La politica di Morsi sembra voler favorire (con cautela) una maggiore apertura del passaggio di Rafah tra la striscia di Gaza e l’Egitto, e ostacolare invece l’influenza dell’Iran e dei jihadisti su Hamas (e quindi controllare il Sinai) e aspettare il momento giusto per prendere un’iniziativa diplomatica verso il conflitto nel suo insieme condizionatamente ai rapporti con gli Usa. La preoccupazione anti iraniana è condivisa dai regimi sunniti del Golfo. La solidarietà dei regimi sunniti verso Gaza è sincera, ma è anche mossa dalla necessità di competere con l’influenza iraniana. In questo quadro, l’emiro del Qatar ha visitato ufficialmente Gaza qualche settimana fa lasciando una sovvenzione di 400 milioni di dollari. È possibile che l’intervento diplomatico di medio periodo, cui si è accennato, finisca per essere arabo e non solo egiziano.

Vendetta di Gaza
Questo processo è maturato in sintonia con la strategia americana. Il confitto che ora si apre a Gaza come conseguenza dell’escalation impressa agli eventi da Gerusalemme, con l’uccisione del leader militare di Hamas, Ahmed Jabari, gli estesi bombardamenti aerei e, probabilmente, l’invasione militare terrestre, è destinato a radicalizzare le posizioni.

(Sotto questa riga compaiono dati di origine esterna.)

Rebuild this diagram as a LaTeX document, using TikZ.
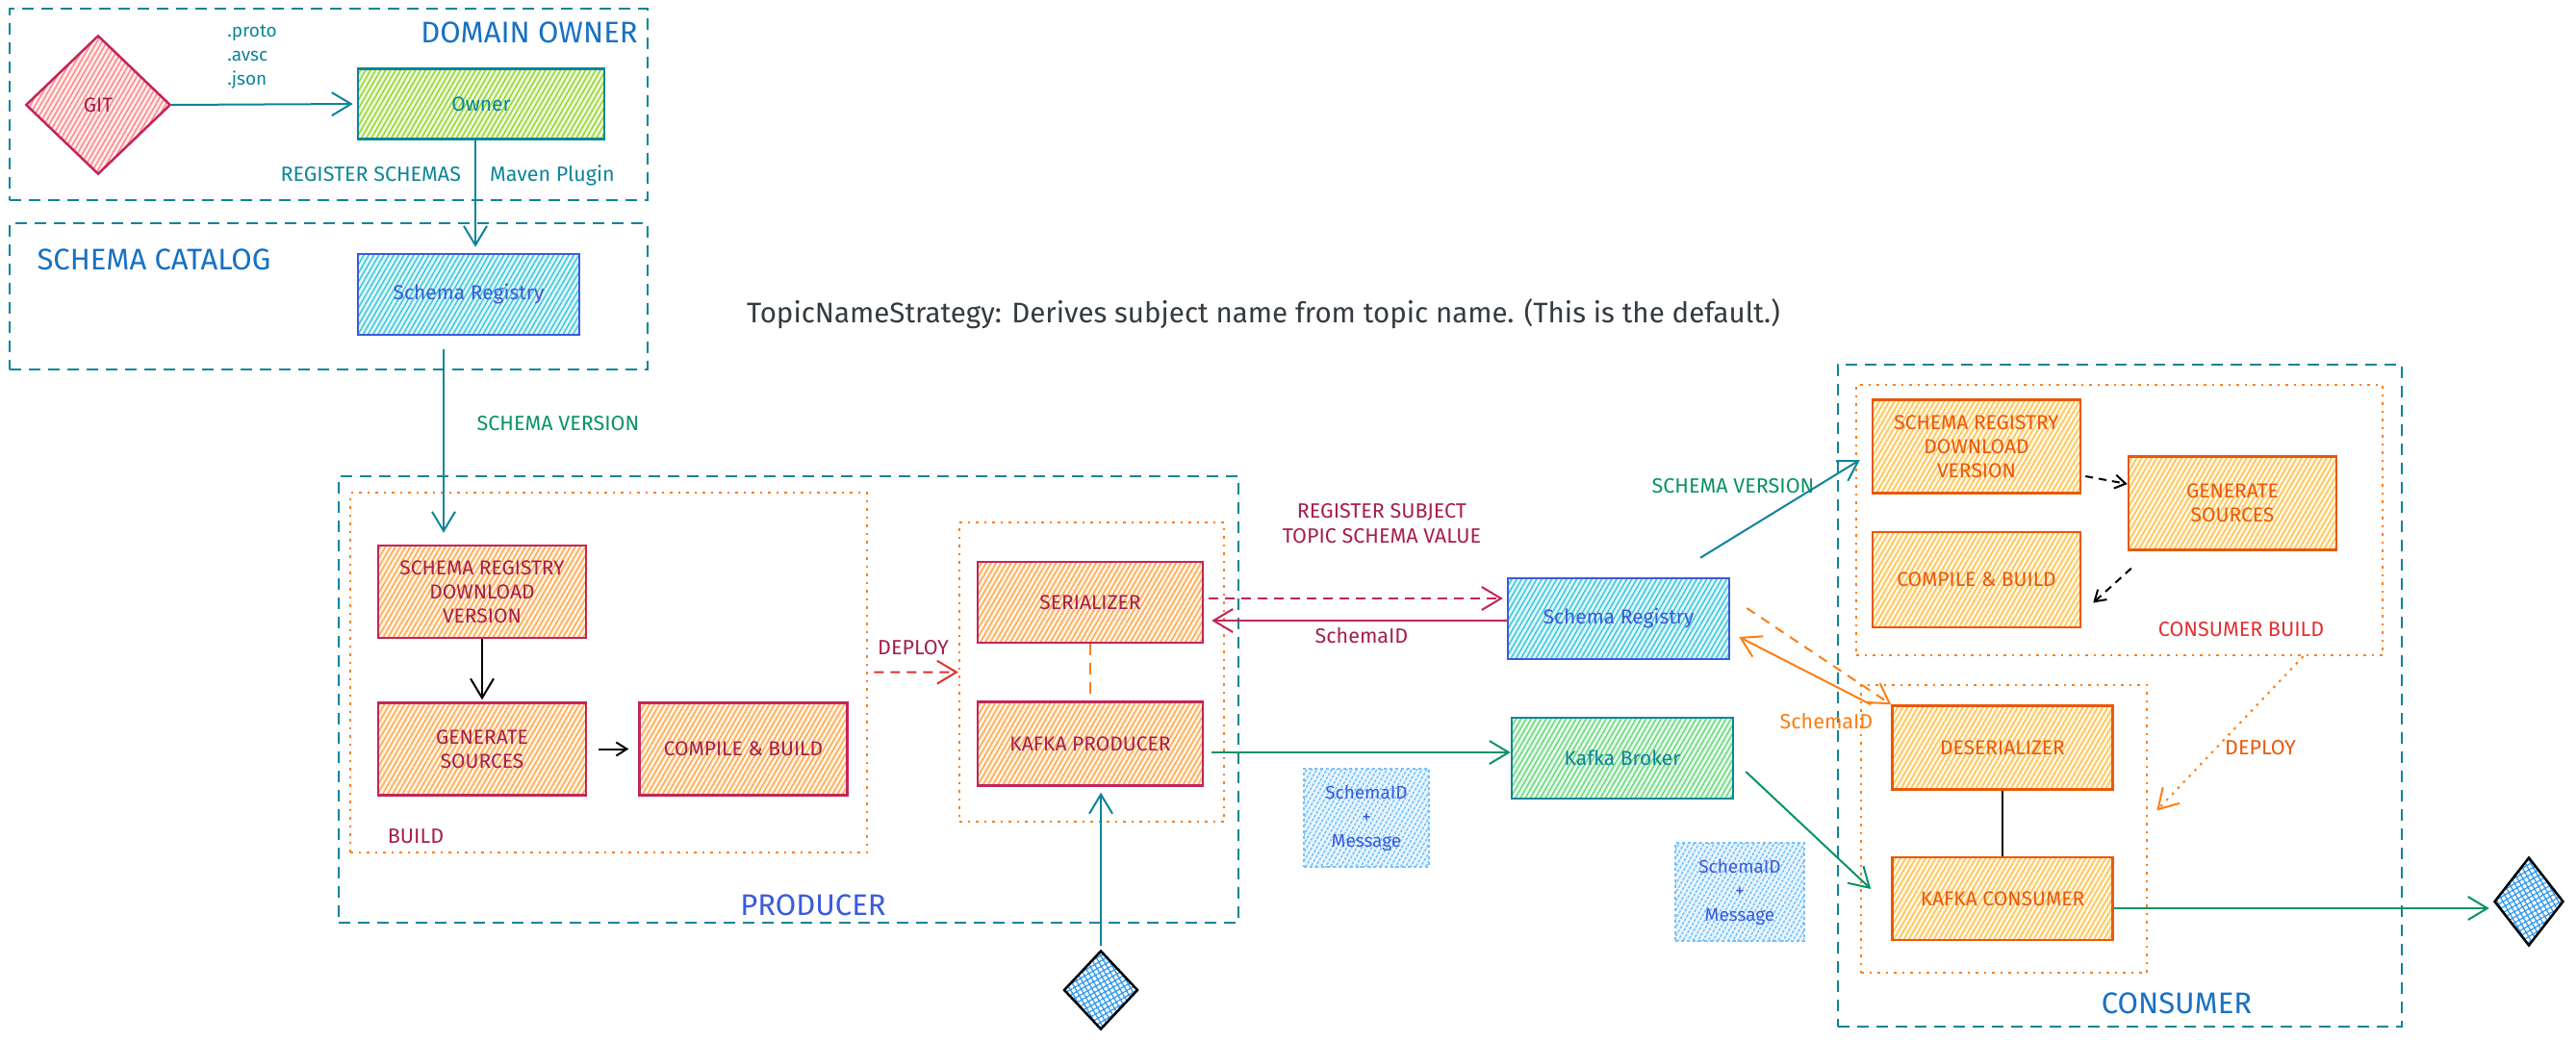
\documentclass[tikz,border=0pt]{standalone}
\usepackage{fontspec}
\setmainfont{Fira Sans}
\usetikzlibrary{arrows.meta,
                calc,
                positioning,
                patterns.meta,
                shapes.geometric}

\definecolor{teal9}{HTML}{0C8599}
\definecolor{blue8}{HTML}{1971C2}
\definecolor{indigo7}{HTML}{3B5BDB}
\definecolor{crim}{HTML}{C2255C}
\definecolor{crimtxt}{HTML}{A61E4D}
\definecolor{pinkfill}{HTML}{FF8787}
\definecolor{limefill}{HTML}{94D82D}
\definecolor{cyanfill}{HTML}{3BC9DB}
\definecolor{orfill}{HTML}{FFA94D}
\definecolor{yelfill}{HTML}{FFC24D}
\definecolor{conorange}{HTML}{E8590C}
\definecolor{green8}{HTML}{099268}
\definecolor{mintfill}{HTML}{69DB7C}
\definecolor{skyfill}{HTML}{74C0FC}
\definecolor{dotor}{HTML}{FD7E14}
\definecolor{red8}{HTML}{E03131}
\definecolor{gray9}{HTML}{343A40}
\definecolor{diafill}{HTML}{339AF0}

\newcommand{\szbox}{\fontsize{21}{25}\selectfont}
\newcommand{\szlbl}{\fontsize{21.5}{26}\selectfont}
\newcommand{\szsmall}{\fontsize{19}{25}\selectfont}
\newcommand{\szbig}{\fontsize{31}{34}\selectfont}
\newcommand{\sztitle}{\fontsize{29.5}{32}\selectfont}

\tikzset{
every picture/.style={
line width=2pt
}}

\begin{document}
\begin{tikzpicture}[
    x=1pt, y=-1pt,
    node distance = 60pt and 50pt,
      zone/.style = {draw=teal9, dash pattern=on 12pt off 8pt, inner sep=0pt},
   dotzone/.style = {draw=dotor, dash pattern=on 2.5pt off 6pt, line width=2.5pt, inner sep=0pt},
   hatched/.style = {pattern={Lines[angle=60,distance=4.5pt,line width=1.5pt]},
                     pattern color=#1, preaction={fill=#1!15}},
      base/.style = {draw, line width=2.5pt, align=center, font=\szbox, inner sep=2pt},
   prodbox/.style = {base, hatched=orfill, draw=crim, text=crimtxt,
                     minimum width=216pt, minimum height=96pt},
   consbox/.style = {base, hatched=yelfill, draw=conorange, text=conorange,
                     minimum width=216pt, minimum height=97pt},
    regbox/.style = {base, hatched=cyanfill, draw=indigo7, text=indigo7,
                     minimum width=230pt, minimum height=84pt},
    msgbox/.style = {base, hatched=skyfill, draw=skyfill, dashed, text=indigo7,
                     font=\szsmall, minimum width=130pt, minimum height=102pt},
   diabox/.style = {draw=black, line width=2.5pt, diamond, inner sep=0pt,
                     pattern={Hatch[angle=30,distance=5pt,line width=1.3pt]},
                     pattern color=diafill},
       lbl/.style = {inner sep=0pt, font=\szlbl},
       arr/.style = {-{Straight Barb[length=20pt,width=24pt]}},
      sarr/.style = {-{Straight Barb[length=11pt,width=14pt]}}
                    ]
\fill[white] (0,0) rectangle (2677,1082);
\useasboundingbox (0,0) rectangle (2677,1082);
% containers
\node[zone, minimum width=663pt, minimum height=199pt] (domain)   at (341.5,108.5) {};
\node[zone, minimum width=663pt, minimum height=152pt] (catalog)  at (341.5,308) {};
\node[zone, minimum width=935pt, minimum height=464pt] (producer) at (819.5,727) {};
\node[dotzone, minimum width=537pt, minimum height=374pt] (pbuild)  at (632.5,699) {};
\node[dotzone, minimum width=275pt, minimum height=311pt] (pdeploy) at (1134.5,698.5) {};
\node[zone, minimum width=586pt, minimum height=688pt] (consumer) at (2203,723) {};
\node[dotzone, minimum width=547pt, minimum height=281pt] (cbuild)  at (2202.5,540.5) {};
\node[dotzone, minimum width=297pt, minimum height=299pt] (cdeploy) at (2082.5,861.5) {};
% domain owner and catalog
\node[diabox, hatched=pinkfill, draw=crim, text=crimtxt, font=\szbox,
      minimum width=150pt, minimum height=144pt] (git) at (102,109) {GIT};
\node[base, hatched=limefill, draw=teal9, text=teal9,
      minimum width=256pt, minimum height=73pt] (owner) at (500,108) {Owner};
\node[regbox] (srtop) at (487,306) {Schema Registry};
% producer
\node[prodbox] (pdl) at (501,615) {SCHEMA REGISTRY\\DOWNLOAD\\VERSION};
\node[prodbox, below=65pt of pdl] (pgen) {GENERATE\\SOURCES};
\node[prodbox, right=53pt of pgen] (pcomp) {COMPILE \& BUILD};
\node[prodbox, minimum width=234pt, minimum height=84pt] (ser) at (1133,626) {SERIALIZER};
\node[prodbox, minimum width=234pt, minimum height=87pt, below=59pt of ser] (kprod) {KAFKA PRODUCER};
\node[diabox, minimum width=77pt, minimum height=82pt] (dprod) at (1144,1029) {};
% middle
\node[regbox] (srmid) at (1682,643) {Schema Registry};
\node[base, hatched=mintfill, draw=teal9, text=teal9,
      minimum width=230pt, minimum height=84pt] (kbroker) at (1686,788) {Kafka Broker};
\node[msgbox] (msg1) at (1420,850) {SchemaID\\+\\Message};
\node[msgbox, minimum width=134pt] (msg2) at (1808,927) {SchemaID\\+\\Message};
% consumer
\node[consbox] (csrdl) at (2054,464) {SCHEMA REGISTRY\\DOWNLOAD\\VERSION};
\node[consbox] (cgen) at (2320,523) {GENERATE\\SOURCES};
\node[consbox, minimum height=99pt, below=38pt of csrdl] (ccomp) {COMPILE \& BUILD};
\node[consbox, minimum width=229pt, minimum height=87pt] (deser) at (2081,777) {DESERIALIZER};
\node[consbox, minimum width=229pt, minimum height=86pt, below=68pt of deser] (kcons) {KAFKA CONSUMER};
\node[diabox, minimum width=72pt, minimum height=92pt] (dcons) at (2628,937) {};
% labels
\node[lbl, font=\szbig, text=blue8] (domainlbl) at (550,34) {DOMAIN OWNER};
\node[lbl, font=\szbig, text=blue8] (cataloglbl) at (160,270) {SCHEMA CATALOG};
\node[lbl, font=\szsmall, text=teal9, align=left] (extlbl) at (262,59) {.proto\\.avsc\\.json};
\node[lbl, text=teal9, anchor=east] (reglbl) at (480,181) {REGISTER SCHEMAS};
\node[lbl, text=teal9] (mavenlbl) at (574,182) {Maven Plugin};
\node[lbl, text=green8] (svlbl) at (580,440) {SCHEMA VERSION};
\node[lbl, font=\sztitle, text=gray9] (title) at (1313,326)
     {TopicNameStrategy: Derives subject name from topic name. (This is the default.)};
\node[lbl, font=\szbig, text=indigo7] (prodlbl) at (845,941) {PRODUCER};
\node[lbl, text=crimtxt] (buildlbl) at (432,869) {BUILD};
\node[lbl, text=crimtxt] (pdeploylbl) at (949,673) {DEPLOY};
\node[lbl, text=crimtxt, align=center] (subjlbl) at (1436,544) {REGISTER SUBJECT\\TOPIC SCHEMA VALUE};
\node[lbl, text=crimtxt] (idlbl) at (1415,661) {SchemaID};
\node[lbl, text=green8] (sv2lbl) at (1801,505) {SCHEMA VERSION};
\node[lbl, text=dotor] (id2lbl) at (1898,750) {SchemaID};
\node[lbl, text=red8] (cbuildlbl) at (2329,654) {CONSUMER BUILD};
\node[lbl, text=conorange] (cdeploylbl) at (2349,777) {DEPLOY};
\node[lbl, font=\szbig, text=blue8] (conslbl) at (2262,1043) {CONSUMER};
% connectors
\draw[arr, teal9, shorten >=4pt] (git.east) -- (owner.west);
\draw[arr, teal9, shorten >=6pt] ([xshift=-6pt]owner.south) -- ([xshift=-6pt]owner.south |- srtop.north);
\draw[arr, teal9, shorten <=14pt, shorten >=12pt]
    ([xshift=-26pt]srtop.south) -- ([xshift=-26pt]srtop.south |- pdl.north);
\draw[arr, black, shorten >=2pt] (pdl) -- (pgen);
\draw[sarr, black, shorten <=12pt, shorten >=10pt] (pgen.east) -- (pgen.east -| pcomp.west);
\draw[arr, red8, dash pattern=on 10pt off 7pt, shorten <=6pt] (pbuild) -- (pdeploy);
\draw[dotor, dash pattern=on 12pt off 8pt] (ser) -- (kprod);
\draw[arr, teal9, shorten <=4pt, shorten >=6pt] (dprod.north) -- (dprod.north |- kprod.south);
\draw[arr, crim, dash pattern=on 10pt off 7pt, shorten <=5pt, shorten >=4pt]
    ([yshift=4pt]ser.east) -- ([yshift=4pt]ser.east -| srmid.west);
\draw[arr, crim, shorten >=8pt]
    ([yshift=-2pt]srmid.west) -- ([yshift=-2pt]srmid.west -| ser.east);
\draw[arr, green8, shorten <=8pt]
    ([yshift=-9pt]kprod.east) -- ([yshift=-9pt]kprod.east -| kbroker.west);
\draw[arr, teal9] ([xshift=85pt,yshift=20pt]srmid.north) -- ([xshift=-12pt,yshift=-14pt]csrdl.west);
\draw[arr, dotor, dash pattern=on 10pt off 8pt] ([xshift=17pt,yshift=11pt]srmid.east) -- (deser.north west);
\draw[arr, dotor] ([xshift=-21pt]deser.north west) -- ([xshift=9pt,yshift=-19pt]srmid.east);
\draw[arr, green8] ([xshift=12pt,yshift=-14pt]kbroker.east) -- ([xshift=-21pt,yshift=10pt]kcons.west);
\draw[black, line width=1.5pt] (deser) -- (kcons);
\draw[sarr, black, dash pattern=on 8pt off 6pt]
    ([xshift=4pt,yshift=-31pt]csrdl.east) -- ([yshift=20pt]cgen.west);
\draw[sarr, black, dash pattern=on 8pt off 6pt]
    ([xshift=4pt,yshift=-18pt]cgen.south west) -- ([xshift=12pt,yshift=-24pt]ccomp.east);
\draw[arr, dotor, dash pattern=on 2.5pt off 6pt]
    ([xshift=191pt]cbuild.south) -- ([xshift=9pt,yshift=19pt]cdeploy.east);
\draw[arr, green8, shorten >=4pt]
    ([yshift=-10pt]kcons.east) -- ([yshift=-10pt]kcons.east -| dcons.west);
\end{tikzpicture}
\end{document}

La spinta della base di elettori e oppositori, uniti contro Israele, non può essere liquidata con la repressione da un governo che è espressione democratica di queste masse ed è ideologicamente in sintonia con esse. Il contrasto con l’Iran e i suoi alleati passa in secondo piano. In generale, le condizioni per l’evoluzione di un processo di adattamento politico, tale da consentire a più lungo termine una ripresa diplomatica del conflitto arabo-israeliano, rischiano di saltare.

In questo senso, gli eventi di Gaza in questo scorcio del 2012 rischiano anche di travolgere la direzione del cambiamento in corso nella regione. Possono infatti vanificare la scommessa di ricreare un rapporto amichevole fra Occidente, da un lato, e mondo arabo, dall’altro, su basi nuove. Mentre due anni fa, una gran parte dell’opinione pubblica occidentale salutava le rivolte arabe come uno sviluppo che, puntando alla democrazia, banalizzava e rendeva obsoleto il conflitto sulla Palestina, quest’ultima si vendica tornando ora sul proscenio.

Questo sarà pure il risultato inevitabile della storia che va avanti, ma certamente è anche il risultato dell’estremismo del governo di Gerusalemme. Così come della debolezza dell’amministrazione Usa verso un mondo arabo che, al di là di qualsiasi Primavera, né democratici né repubblicani riescono a comprendere fino in fondo. Gli europei lo capiscono di più, ma ancora una volta tutto questo passerà sulle loro teste.